● **Data provided**
..............................

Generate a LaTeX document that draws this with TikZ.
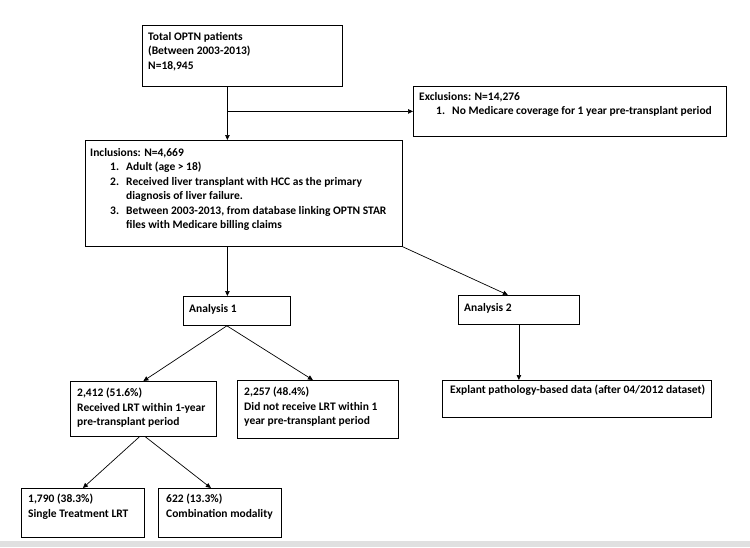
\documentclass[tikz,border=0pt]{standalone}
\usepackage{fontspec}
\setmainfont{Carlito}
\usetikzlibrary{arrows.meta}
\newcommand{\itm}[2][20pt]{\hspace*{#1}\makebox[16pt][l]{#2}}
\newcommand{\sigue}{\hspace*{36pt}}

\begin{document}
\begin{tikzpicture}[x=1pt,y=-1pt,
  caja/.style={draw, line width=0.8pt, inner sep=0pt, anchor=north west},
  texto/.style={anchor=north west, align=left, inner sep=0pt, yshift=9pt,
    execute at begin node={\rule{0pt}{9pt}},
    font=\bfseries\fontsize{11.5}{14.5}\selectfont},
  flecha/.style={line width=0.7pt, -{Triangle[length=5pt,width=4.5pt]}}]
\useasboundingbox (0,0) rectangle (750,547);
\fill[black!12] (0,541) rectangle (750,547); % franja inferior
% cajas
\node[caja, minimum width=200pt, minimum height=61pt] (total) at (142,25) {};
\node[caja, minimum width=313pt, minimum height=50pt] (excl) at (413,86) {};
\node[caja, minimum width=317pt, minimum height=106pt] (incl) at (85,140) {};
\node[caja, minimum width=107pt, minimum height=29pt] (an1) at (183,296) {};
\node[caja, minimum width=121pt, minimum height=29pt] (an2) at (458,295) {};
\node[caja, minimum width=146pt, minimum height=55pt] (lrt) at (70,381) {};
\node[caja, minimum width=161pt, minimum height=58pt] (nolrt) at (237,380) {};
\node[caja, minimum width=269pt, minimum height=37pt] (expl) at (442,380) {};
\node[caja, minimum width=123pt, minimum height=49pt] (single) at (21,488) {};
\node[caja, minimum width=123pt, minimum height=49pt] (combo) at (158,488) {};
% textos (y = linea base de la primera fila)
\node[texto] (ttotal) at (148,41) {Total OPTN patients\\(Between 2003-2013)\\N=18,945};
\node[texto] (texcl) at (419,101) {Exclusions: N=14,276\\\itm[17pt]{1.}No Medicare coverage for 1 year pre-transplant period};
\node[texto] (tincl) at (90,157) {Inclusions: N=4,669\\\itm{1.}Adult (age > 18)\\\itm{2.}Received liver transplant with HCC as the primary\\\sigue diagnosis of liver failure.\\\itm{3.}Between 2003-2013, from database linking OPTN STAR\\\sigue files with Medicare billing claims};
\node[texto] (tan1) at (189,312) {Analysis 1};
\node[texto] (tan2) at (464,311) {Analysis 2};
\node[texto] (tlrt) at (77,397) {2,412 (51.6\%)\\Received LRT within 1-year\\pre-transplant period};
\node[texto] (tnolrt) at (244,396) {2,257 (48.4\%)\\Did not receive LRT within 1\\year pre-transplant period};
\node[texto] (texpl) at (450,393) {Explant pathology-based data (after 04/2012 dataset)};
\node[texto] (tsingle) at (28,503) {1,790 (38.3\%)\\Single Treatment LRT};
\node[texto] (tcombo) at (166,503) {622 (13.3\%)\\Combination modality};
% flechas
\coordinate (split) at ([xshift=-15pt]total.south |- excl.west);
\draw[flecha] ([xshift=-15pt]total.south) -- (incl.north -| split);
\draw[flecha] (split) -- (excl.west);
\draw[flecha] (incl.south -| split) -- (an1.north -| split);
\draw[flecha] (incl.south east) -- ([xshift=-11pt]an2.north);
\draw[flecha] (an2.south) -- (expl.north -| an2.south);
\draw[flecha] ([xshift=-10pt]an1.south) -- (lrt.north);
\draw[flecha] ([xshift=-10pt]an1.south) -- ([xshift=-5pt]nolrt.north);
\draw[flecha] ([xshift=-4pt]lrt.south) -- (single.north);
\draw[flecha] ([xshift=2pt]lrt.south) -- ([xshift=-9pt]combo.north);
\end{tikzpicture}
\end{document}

..............................

● **What this task involves**
Set down the material above as is, without any pictures.

● **Output for this exercise**
Generate a LaTeX document that draws this with TikZ.
\documentclass[tikz,border=0pt]{standalone}
\usepackage{fontspec}
\setmainfont{Carlito}
\usetikzlibrary{arrows.meta}
\newcommand{\itm}[2][20pt]{\hspace*{#1}\makebox[16pt][l]{#2}}
\newcommand{\sigue}{\hspace*{36pt}}

\begin{document}
\begin{tikzpicture}[x=1pt,y=-1pt,
  caja/.style={draw, line width=0.8pt, inner sep=0pt, anchor=north west},
  texto/.style={anchor=north west, align=left, inner sep=0pt, yshift=9pt,
    execute at begin node={\rule{0pt}{9pt}},
    font=\bfseries\fontsize{11.5}{14.5}\selectfont},
  flecha/.style={line width=0.7pt, -{Triangle[length=5pt,width=4.5pt]}}]
\useasboundingbox (0,0) rectangle (750,547);
\fill[black!12] (0,541) rectangle (750,547); % franja inferior
% cajas
\node[caja, minimum width=200pt, minimum height=61pt] (total) at (142,25) {};
\node[caja, minimum width=313pt, minimum height=50pt] (excl) at (413,86) {};
\node[caja, minimum width=317pt, minimum height=106pt] (incl) at (85,140) {};
\node[caja, minimum width=107pt, minimum height=29pt] (an1) at (183,296) {};
\node[caja, minimum width=121pt, minimum height=29pt] (an2) at (458,295) {};
\node[caja, minimum width=146pt, minimum height=55pt] (lrt) at (70,381) {};
\node[caja, minimum width=161pt, minimum height=58pt] (nolrt) at (237,380) {};
\node[caja, minimum width=269pt, minimum height=37pt] (expl) at (442,380) {};
\node[caja, minimum width=123pt, minimum height=49pt] (single) at (21,488) {};
\node[caja, minimum width=123pt, minimum height=49pt] (combo) at (158,488) {};
% textos (y = linea base de la primera fila)
\node[texto] (ttotal) at (148,41) {Total OPTN patients\\(Between 2003-2013)\\N=18,945};
\node[texto] (texcl) at (419,101) {Exclusions: N=14,276\\\itm[17pt]{1.}No Medicare coverage for 1 year pre-transplant period};
\node[texto] (tincl) at (90,157) {Inclusions: N=4,669\\\itm{1.}Adult (age > 18)\\\itm{2.}Received liver transplant with HCC as the primary\\\sigue diagnosis of liver failure.\\\itm{3.}Between 2003-2013, from database linking OPTN STAR\\\sigue files with Medicare billing claims};
\node[texto] (tan1) at (189,312) {Analysis 1};
\node[texto] (tan2) at (464,311) {Analysis 2};
\node[texto] (tlrt) at (77,397) {2,412 (51.6\%)\\Received LRT within 1-year\\pre-transplant period};
\node[texto] (tnolrt) at (244,396) {2,257 (48.4\%)\\Did not receive LRT within 1\\year pre-transplant period};
\node[texto] (texpl) at (450,393) {Explant pathology-based data (after 04/2012 dataset)};
\node[texto] (tsingle) at (28,503) {1,790 (38.3\%)\\Single Treatment LRT};
\node[texto] (tcombo) at (166,503) {622 (13.3\%)\\Combination modality};
% flechas
\coordinate (split) at ([xshift=-15pt]total.south |- excl.west);
\draw[flecha] ([xshift=-15pt]total.south) -- (incl.north -| split);
\draw[flecha] (split) -- (excl.west);
\draw[flecha] (incl.south -| split) -- (an1.north -| split);
\draw[flecha] (incl.south east) -- ([xshift=-11pt]an2.north);
\draw[flecha] (an2.south) -- (expl.north -| an2.south);
\draw[flecha] ([xshift=-10pt]an1.south) -- (lrt.north);
\draw[flecha] ([xshift=-10pt]an1.south) -- ([xshift=-5pt]nolrt.north);
\draw[flecha] ([xshift=-4pt]lrt.south) -- (single.north);
\draw[flecha] ([xshift=2pt]lrt.south) -- ([xshift=-9pt]combo.north);
\end{tikzpicture}
\end{document}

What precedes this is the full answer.